Devlet kurumları yandaşlara peşkeş çekilirken, toplumda liyakat ve başarı değerlerine inanç yok oldu. Yoksul halk çocuklarının okuyarak orta sınıfa yükselme şansları ellerinden alındı. Eğitimli olmak bir değer olmaktan çıkarıldı.  Üniversiteler başta olmak üzere devlet kurumları, parti kurumları gibi yönlendirildi ve yönetildi. Valiler, kaymakamlar ve rektörler, devletin memuru gibi davranmak yerine, partinin bir militanı gibi davranmaya yöneldiler.
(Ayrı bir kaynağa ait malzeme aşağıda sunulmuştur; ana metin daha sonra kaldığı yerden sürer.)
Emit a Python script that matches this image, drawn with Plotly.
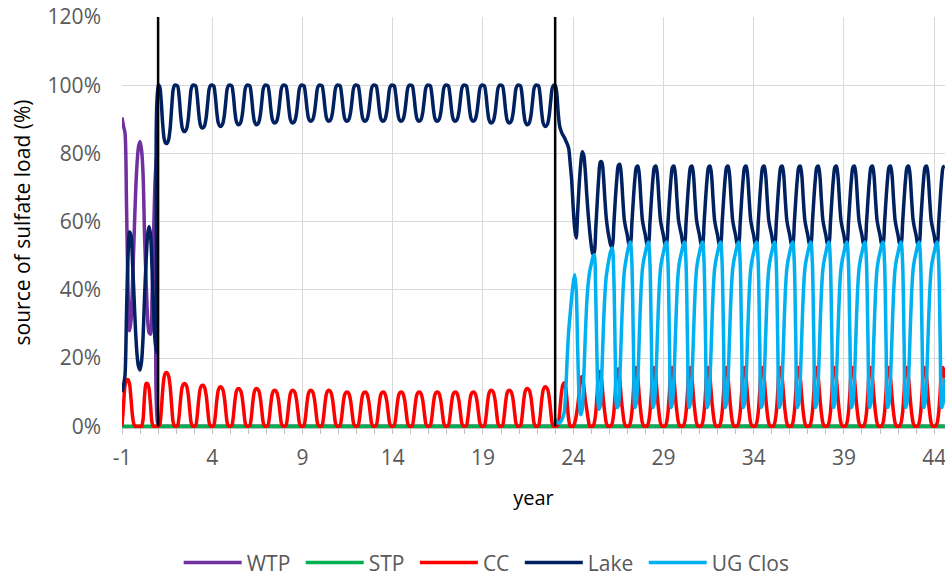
import plotly.graph_objects as go

# ---------------------------------------------------------------------------
# Monthly sulfate-load shares (%) by source, from year -1 onward
# ---------------------------------------------------------------------------
YEAR0 = -1
N_MONTHS = 548                      # -1.0 ... 44.58
SWITCH_YEARS = [1, 23]              # operating changes (vertical markers)

tick_years = [-1, 4, 9, 14, 19, 24, 29, 34, 39, 44]
tick_labels = ["-1", "4", "9", "14", "19", "24", "29", "34", "39", "44"]

# Years -1 and 0, month by month
wtp_early = [90.5, 88, 86, 65, 40, 28, 31, 42, 55, 68, 77, 82,
             83.5, 81, 74, 56, 43, 32, 27.5, 27, 38, 56, 72, 79]
lake_early = [10, 12, 15, 33, 50, 57, 56, 48, 38, 28, 21, 17.5,
              16.5, 19, 26, 38, 48, 56, 58.6, 56, 46, 34, 25, 21.6]
cc_early = [0, 6, 12, 13.5, 13.7, 12.5, 8, 3, 0.5, 0, 0, 0,
            0, 0, 2, 9, 12.5, 12.5, 11, 6, 1, 0, 0, 0]

# Years 1-22: one CC pulse per year, lake dips by the same amount
lake_low_mid = [83, 86.5, 87.5, 88, 88.5, 88.5, 89, 89, 89.5, 89.5, 89.5,
                89.5, 89.5, 89.5, 89.5, 89.5, 89.5, 89.5, 89, 89, 88.5, 88]
cc_peak_mid = [15.7, 12.5, 12, 11.5, 11, 11, 10.5, 10.5, 10.5, 10.5, 10,
               10, 10, 10, 10, 10, 10, 10, 10.5, 10.5, 11, 11.5]
pulse_mid = [0, 0.02, 0.25, 0.65, 0.92, 1.0, 1.0, 0.94, 0.75, 0.4, 0.08, 0]

# Years 23-26, month by month (UG closure water enters at year 23)
lake_late = [100, 98, 92, 88, 86.5, 85.5, 84.8, 83.8, 82.8, 81.5, 77, 72,
             64, 58, 55.2, 63, 71, 77, 80.5, 79.5, 75, 68, 62, 57,
             53, 50.5, 51, 58, 66, 73, 77.5, 77.5, 74, 67, 61, 57.5,
             55, 53, 52.5, 59, 66.5, 72.5, 76.5, 76.8, 73.5, 66.5, 60.5, 58]
ug_late = [2, 1.5, 1, 1, 1.5, 2.5, 4, 10, 20, 28, 33, 38,
           42, 44.4, 40, 22, 8, 3.4, 5, 14, 26, 36, 42, 45.5,
           47.5, 49.5, 50.3, 38, 16, 5, 6, 15, 28, 38, 44, 47,
           49.5, 51.5, 52.3, 44, 20, 5.5, 6, 14, 27, 38.5, 45.5, 48.5]
cc_late = [0, 0, 0.5, 4, 9, 12, 12.8, 11.5, 7, 2, 0, 0,
           0, 1, 3, 6, 10, 14, 14.6, 12, 8, 5, 2, 0,
           0, 0, 1, 4, 10, 15.5, 16.1, 13, 8, 4, 1, 0,
           0, 0, 1, 4, 10, 16, 16.8, 13.5, 8, 4, 1, 0]

# Years 27-44: settled yearly cycle
lake_cycle = [56, 53.5, 53, 59.5, 66.5, 72.5, 76, 76.3, 73.5, 66.5, 60.5, 58]
ug_cycle = [51, 53, 54, 48, 25, 5.5, 7, 14, 27, 39, 46, 49]
cc_cycle = [0, 0, 1, 4, 10, 16.5, 17.2, 14, 8.5, 4, 1, 0]

# ---------------------------------------------------------------------------
# Assemble the monthly series
# ---------------------------------------------------------------------------
months = list(range(N_MONTHS))
year = [YEAR0 + m / 12 for m in months]

wtp = list(wtp_early)
lake = list(lake_early)
cc = list(cc_early)
ug = [None] * len(wtp_early)

for low, peak in zip(lake_low_mid, cc_peak_mid):
    lake += [100 - (100 - low) * s for s in pulse_mid]
    cc += [peak * s for s in pulse_mid]
    wtp += [0] * 12
    ug += [None] * 12

lake += lake_late
ug += ug_late
cc += cc_late
wtp += [0] * len(lake_late)

while len(lake) < N_MONTHS:
    lake += lake_cycle
    ug += ug_cycle
    cc += cc_cycle
    wtp += [0] * 12

lake, ug, cc, wtp = (s[:N_MONTHS] for s in (lake, ug, cc, wtp))
stp = [0] * N_MONTHS

# legend entries get a trailing no-break space for wider item spacing
NBSP = "\u00a0"
series = [
    ("WTP" + NBSP, wtp, "#7030A0"),
    ("STP" + NBSP, stp, "#00B050"),
    ("CC" + NBSP, cc, "#FF0000"),
    ("Lake" + NBSP, lake, "#002060"),
    ("UG Clos", ug, "#00B0F0"),
]

FONT = "Open Sans"
GREY = "#595959"

fig = go.Figure()
for name, values, color in series:
    fig.add_trace(go.Scatter(
        x=year, y=values, name=name, mode="lines",
        line=dict(color=color, width=3.5, shape="spline", smoothing=0.8),
        connectgaps=False,
    ))

for yr in SWITCH_YEARS:
    fig.add_shape(type="line", x0=yr, x1=yr, y0=0, y1=120,
                  xref="x", yref="y", layer="above",
                  line=dict(color="black", width=2.5))

fig.update_layout(
    width=945, height=579,
    margin=dict(l=122, r=0, t=17, b=151),
    paper_bgcolor="white", plot_bgcolor="white",
    font=dict(family=FONT, size=21, color=GREY),
    showlegend=True,
    legend=dict(
        orientation="h", xref="container", x=0.515, xanchor="center",
        yref="container", y=0.028, yanchor="middle",
        font=dict(family=FONT, size=21, color=GREY),
        itemwidth=58, traceorder="normal",
    ),
)

fig.update_xaxes(
    range=[-1, 44.6], tickvals=tick_years, ticktext=tick_labels,
    showgrid=True, gridcolor="#D9D9D9", gridwidth=1,
    showline=True, linecolor="#BFBFBF", linewidth=1,
    ticks="outside", ticklen=5, tickcolor="#BFBFBF",
    minor=dict(dtick=1, tick0=-1, ticks="outside", ticklen=5,
               tickcolor="#BFBFBF", showgrid=False),
    tickfont=dict(family=FONT, size=21, color=GREY),
    ticklabelstandoff=6, ticklabeloverflow="allow",
    zeroline=False,
    title=dict(text="year", standoff=20,
               font=dict(family=FONT, size=20, color="black")),
)

fig.update_yaxes(
    range=[-0.5, 120], tick0=0, dtick=20, ticksuffix="%",
    showgrid=True, gridcolor="#D9D9D9", gridwidth=1,
    showline=False, ticks="", zeroline=False,
    tickfont=dict(family=FONT, size=21, color=GREY),
    ticklabelstandoff=20,
    title=dict(text="source of sulfate load (%)", standoff=11,
               font=dict(family=FONT, size=21, color="black")),
)

fig.write_html("out.html")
Toplumda akıl, bilim, uzmanlık ve başarı yerine, Cehalete övgüleri ile cahil kitlelerin oyunu koruma gayreti daha çok öne çıktı. Kısacası Cumhuriyet değerleri ve ekonomimiz, akıl, mantık ve bilim dışı kör inanç ve politikalarla viran edilirken, yaşanan deprem olgusu da, bir yandan bilimden uzak çarpık kent yapılaşması ve kaynakların yanlış yerlere kullanılmasının; diğer yandan kamusal kurumları uzmanlar yerine yandaşlarla donatmanın 20 yılık hesabını gündeme taşıdı. Bugün çok yönlü çaresizlik ve acılar içinde bırakılan seçmen, önümüzdeki seçimde, yaşanan viraneliğin hesabını mutlaka soracaktır.  İktidarı kaybetme korkusuna kapılan AKP yönetimi ise, ne kadar çağ dışı, kör inanç ve cehalet yanlısı parti varsa; Afganistan artığı, terörist Hizbullah yanlısı bile olsa, onlara muhtaç durumda. Ancak korku ölüme çare değildir.